Yes :woozy_face: I am re-evaluating all my life’s choices. The question is, if I send this out to a data recovery place for like $1000 will they even be able to recover it for me?

So I waited a LONG time and the files did eventually pop up. I tried to drag one small file to the desktop and it’s stalling. But the data is there! Sure there is a way to extract it, right?

The data may likely(!) be there still, recoverable via tools or by a service. Before you pay someone, you can try several of the software yourself. Google them. DiskDrill may work, there are others too.

Possibly not.
I have a drive that went on me containing all the early digital photos of my kids, I’ve tried everything, even freezing it and swapping the logic board to no avail, just hoping that one day it will be cheap enough to get it done professionally.

SSD is less susceptible to mechanical mis-treatment. But every drive, regardless of technology, can fail. The only way to keep important data safe is not so much the drive you use, but keeping backups.

3-2-1 is worth to remember. For the most important data keep three copies - at least two on separate systems / drives, and at least 1 at a different location.

When we had to do this a decade ago with a drive that had a bunch of archives on it, it was like $10K. We paid per GB or something. Might be cheaper now but I kinda doubt it.

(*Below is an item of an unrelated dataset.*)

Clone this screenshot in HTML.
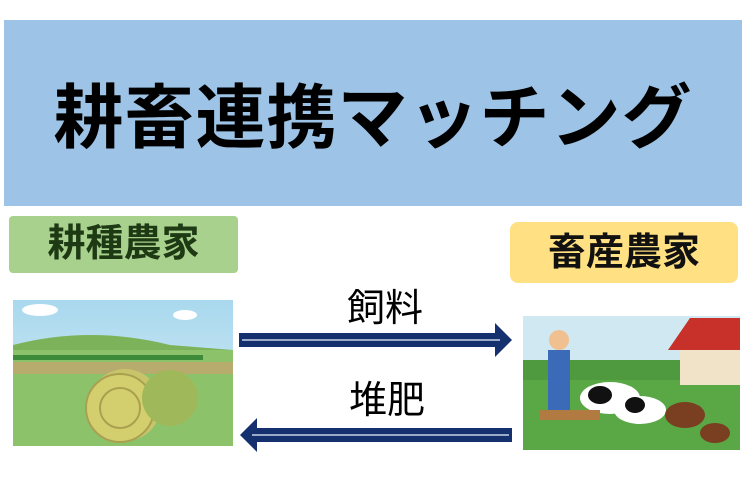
<!DOCTYPE html>
<html><head><meta charset="utf-8"><style>
body{margin:0;width:746px;height:500px;background:#fff;overflow:hidden;position:relative;font-family:"Liberation Sans","Noto Sans CJK JP",sans-serif}
.a{position:absolute}
</style></head><body>
<div class="a" style="left:4px;top:20px;width:738px;height:186px;background:#9dc3e6;"></div>
<div class="a" style="left:0;top:76px;width:746px;text-align:center;font-size:70px;font-weight:bold;line-height:84px;color:#000;letter-spacing:1px">耕畜連携マッチング</div>
<div class="a" style="left:9px;top:216px;width:229px;height:57px;background:#a9d18e;border-radius:4px;text-align:center;font-size:38px;font-weight:bold;line-height:57px;color:#1e3a14">耕種農家</div>
<div class="a" style="left:510px;top:222px;width:228px;height:61px;background:#ffe082;border-radius:8px;text-align:center;font-size:38px;font-weight:bold;line-height:63px;color:#111">畜産農家</div>
<svg class="a" style="left:0;top:0" width="746" height="500">
<defs><linearGradient id="sky" x1="0" y1="0" x2="0" y2="1"><stop offset="0" stop-color="#a9d8ee"/><stop offset="1" stop-color="#d8eef6"/></linearGradient></defs>
<rect x="13" y="300" width="220" height="146" fill="url(#sky)"/>
<path d="M13 345 Q90 325 170 345 L233 350 L233 446 L13 446Z" fill="#7cb35a"/>
<rect x="13" y="350" width="220" height="96" fill="#8cc36a"/>
<rect x="13" y="362" width="220" height="12" fill="#c9a170" opacity=".7"/>
<rect x="13" y="355" width="190" height="5" fill="#3d8a3a"/>
<circle cx="125" cy="405" r="36" fill="#c8c46a"/>
<circle cx="120" cy="408" r="34" fill="#d4cf6e" stroke="#a9a050" stroke-width="2"/>
<circle cx="120" cy="408" r="20" fill="none" stroke="#a9a050" stroke-width="2"/>
<circle cx="170" cy="398" r="28" fill="#9fb95a"/>
<ellipse cx="40" cy="310" rx="18" ry="6" fill="#fff"/><ellipse cx="185" cy="315" rx="12" ry="5" fill="#fff"/>
<rect x="523" y="316" width="217" height="134" fill="#cfe8f2"/>
<rect x="523" y="360" width="217" height="90" fill="#4f9a3e"/>
<rect x="523" y="380" width="217" height="70" fill="#5aa845"/>
<rect x="680" y="345" width="60" height="40" fill="#f1e3c8"/>
<polygon points="668,350 690,318 740,318 740,350" fill="#c8302a"/>
<rect x="548" y="350" width="22" height="60" fill="#3a6ab8"/>
<circle cx="559" cy="340" r="10" fill="#f0c090"/>
<ellipse cx="610" cy="398" rx="30" ry="16" fill="#fff"/><ellipse cx="600" cy="395" rx="12" ry="9" fill="#111"/>
<ellipse cx="640" cy="410" rx="26" ry="14" fill="#fff"/><ellipse cx="635" cy="405" rx="10" ry="8" fill="#111"/>
<ellipse cx="685" cy="415" rx="20" ry="13" fill="#7a3e20"/>
<ellipse cx="715" cy="433" rx="15" ry="10" fill="#7a3e20"/>
<rect x="540" y="410" width="60" height="10" fill="#b07a40"/>
<g fill="#14306e">
<rect x="239" y="333" width="258" height="14"/><polygon points="495,323 512,340 495,357"/>
<rect x="255" y="428" width="257" height="14"/><polygon points="257,418 240,435 257,452"/>
</g>
<g stroke="#c9d2e8" stroke-width="1.5"><line x1="242" y1="340" x2="500" y2="340"/><line x1="252" y1="435" x2="509" y2="435"/></g>
</svg>
<div class="a" style="left:330px;top:286px;width:110px;text-align:center;font-size:38px;line-height:46px;color:#000">飼料</div>
<div class="a" style="left:332px;top:378px;width:110px;text-align:center;font-size:38px;line-height:46px;color:#000">堆肥</div>
</body></html>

Try disk first aid from the diskutility app in Applications/Utilities

Hi there. Is this mac formatted or exfat/ntfs? If exfat/ntfs, then you can plugin to Windows machine, and in properties>tools>Error checking - this will scan disk and repair headers (one of few microsoft tools that really works, saved my bacon couple of times, it happens when you unplug drive from machine when it is copying metadata and can work some magic in different situations). If you are on linux then there is fsck utility.
When you see data, it does not mean they are there, it could be only headers with corrupted bytes (specially on mac which index files before you can access them). I do not recommend shareware tools that will popup when you type in Google “disk recovery”, most of them are only different GUI for system tools that are already part of OS, and add lot of their bullshit stuff which can destroy what can be restored. I would definitely recommend to check data restore company, they have very specialized (and expensive) tools and knowledge, and it is not that expensive (of course it depands on how many and how big those files are).
HDD have needle (part that make noise) that can physically damage platter, and it this case you are phucked. When HDD is off this needle is parked in safe position. One of those lessons that are learned hard way, sorry my man :frowning:

If the drive has popped up and you can see the data, it may be worth trying a data recovery software solution. I have used several over the years, eg EaseUS Data Recovery, they are slow but way cheaper than a data recovery service.

Is the drive built in a way that you can open up the enclosure and safely unplug the HDD inside? It’s possible that you’ve damaged a lane on the SATA connector inside or something and the HDD is in okay shape. In these circumstances you may have luck with a drive cloner?

If you can’t take the drive out and put it back without breaking the enclosure, a data recovery place may be your only option. There is no guarantee you’ll get every file back and there’s no guarantee that the files you get back will be whole.

If the data on the drive can be regenerated, do that instead. You may want to consider changing your data protection strategy.